Getting work is an absolute necessity for any company. In order to keep trading, there must be work to do. As to how a firm wins work, there are volumes written about marketing positioning and tactics. Selling is an art and science all of its own. However, what we are interested in is assisting firms practically to navigate the law to maximise winning work, or to assist procurers to get the right contractual partner on board. This is a tricky legal area and a big and extremely relevant part of our practice.

How work is tendered for falls into two broad and distinct categories. The first is work tendered and awarded all within the private sector. That is where both the buyer and contractor are private organisations. The second, and much more complicated, is where the procurer of the work is in the public sector. That is where the buyer is either a government entity or a utility provider.
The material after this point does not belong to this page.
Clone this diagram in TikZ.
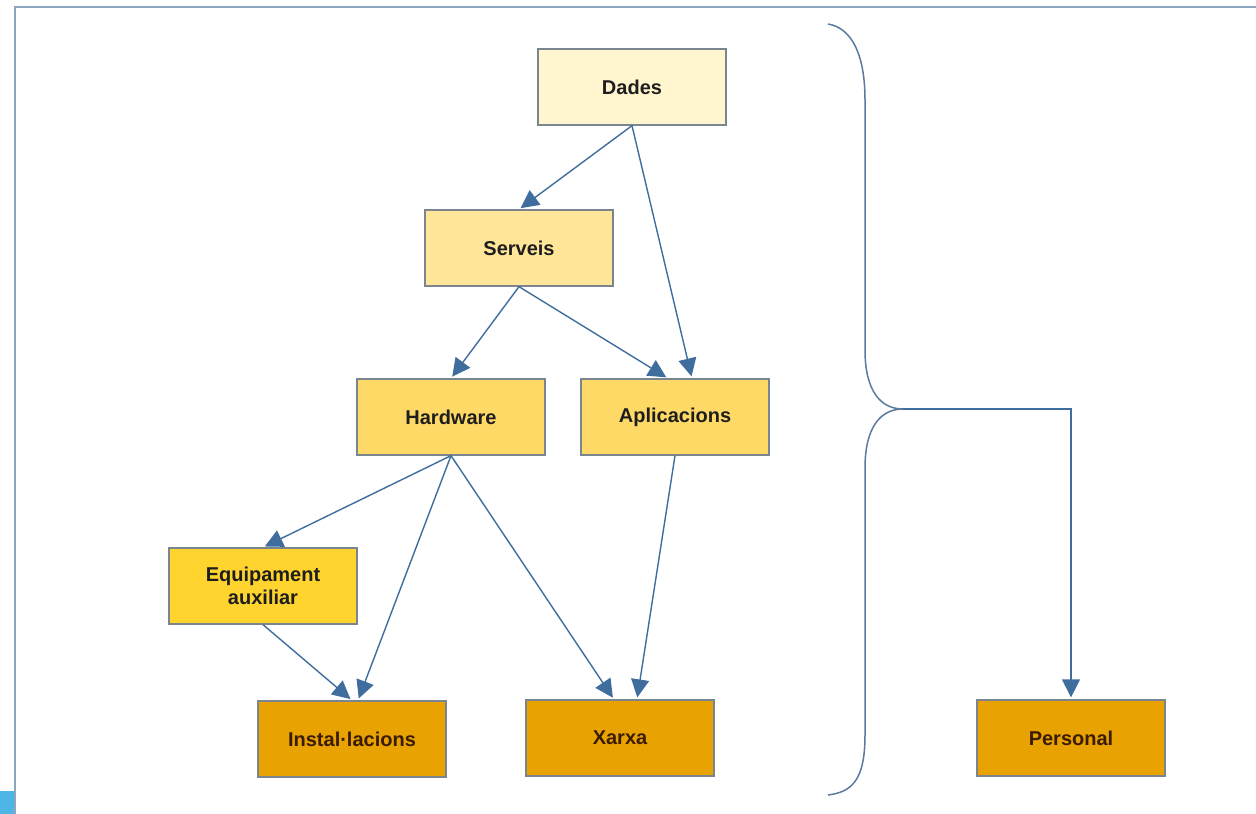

Private sector procurement

Winning work in the private sector is all about reputation and getting the price right. The law interferes very lightly in this and really only two significant factors cross my desk regularly:

  1. Record the Deal – in any agreement, but particularly when there have protracted negotiations, make sure you get the deal recorded properly. All too often, private sector organisations reach an agreement on a handshake but don’t properly record exactly what has been settled between them. That leaves gaps in the agreement and uncertainty which can be expensive and difficult to resolve. It is money well spent to have someone with commercial and legal nous look over where you are with an agreement and ask the obvious questions to make sure it is all tied down; and
  1. Playing by the tendering rules – when a purchaser decides that he is going to tender work in a particular way, by (for example) adopting a set of rules for tendering, then he is bound to follow those rules. So if a purchaser says he will accept the lowest price, he is obliged to not take the second highest. This is called “the two contract theory”. The bidder, by putting in a tender for a contract, is accepting the terms the purchaser has publicised. The tenderer and buyer are agreeing, in an enforceable way, to treat the tenderer as the buyer has said he will. This simple rule is dwarfed by the rules associated with public sector procurement but it remains an important issue especially where one of the parties is a large corporation with a bureaucratic system who have said they will deal with bids in a particular way.

Public sector procurement

The rules associated with public sector procurement are byzantine. The Procurement Regulations, and to a lesser extent the Utility Regulations, require procurers to follow rules on how they procure all work over a certain value threshold and, in public sector organisations, there will often be internal rules which oblige them to procure contracts in a particular way. This leads to a number of issues that are very familiar to us:

  1. Assisting procurers to get the system right. Because the rules are so difficult to manage and the desire for efficiency is ever-increasing, public sector organisations often struggle to buy exactly what they want in the most efficient way. This represents a significant part of our work. How public sector organisations will get the most economically advantageous tender in a way that complies with the Regulations is very difficult. It requires a good deal of insight and a lot of experience to ask the right questions of the tenderers in the right way so that the quality is the right standard is not easy. Nor is setting the right model for establishing what the cost will be. A model is often needed to get the right answer rather than simply hoping that a lowest price will lead to the lowest out turn cost. How quality if measured is also dramatically changing as the real implications of BIM are gradually felt across the industry;
  1. Assisting tenderers in how they answer quality questions. Most public sector procurements now involve some aspect of “quality question”. This is the way that the procurer tries to identify the quality of the work it buying. They usually do this by asking questions though which they are seek information from tenderers rather than merely the lowest price. Very often the way these questions are answered can be crucial to winning the work and frequently the questions themselves are poorly drafted and so require skills in answering beyond those associated with most tenderers. We continue to assist contractors in helping to answer quality questions in both pre-qualification and at tender stage to secure work efficiently. This often dramatically improves contractors success rates in tendering; and
  1. Assisting parties in procurement disputes. There is a considerable body of regulation and case law around how the public sector must procure contracts and, as a result, tenderers have considerable power to hold public sector organisations to account where they fail to follow the rules properly. A particular area of expertise of ours is how to negotiate the law in this area. The time-frames from a tenderer discovering there is a problem with a procurement until it must raise the issue are short and tenderers need accurate and helpful advice on when to take issue with a public sector error. This is something that we are particularly well geared to do with our unique grasp of both the legal aspects and the commercial and construction aspects of a tender process. It needs this level of grip and commercial focus to ensure that the resolution is achieved efficiently for both tenderer and the contracting authority.

Despite the uncertainty of the border issue pre and post Brexit, there are unlikely to be any real changes that will affect the law around procurement, so for the foreseeable future in all the jurisdictions in which we operate there is going to continue to be the potential for difficulties in the procurement of work and we remain ideally placed to assist both procurers and tenderers to resolve those differences.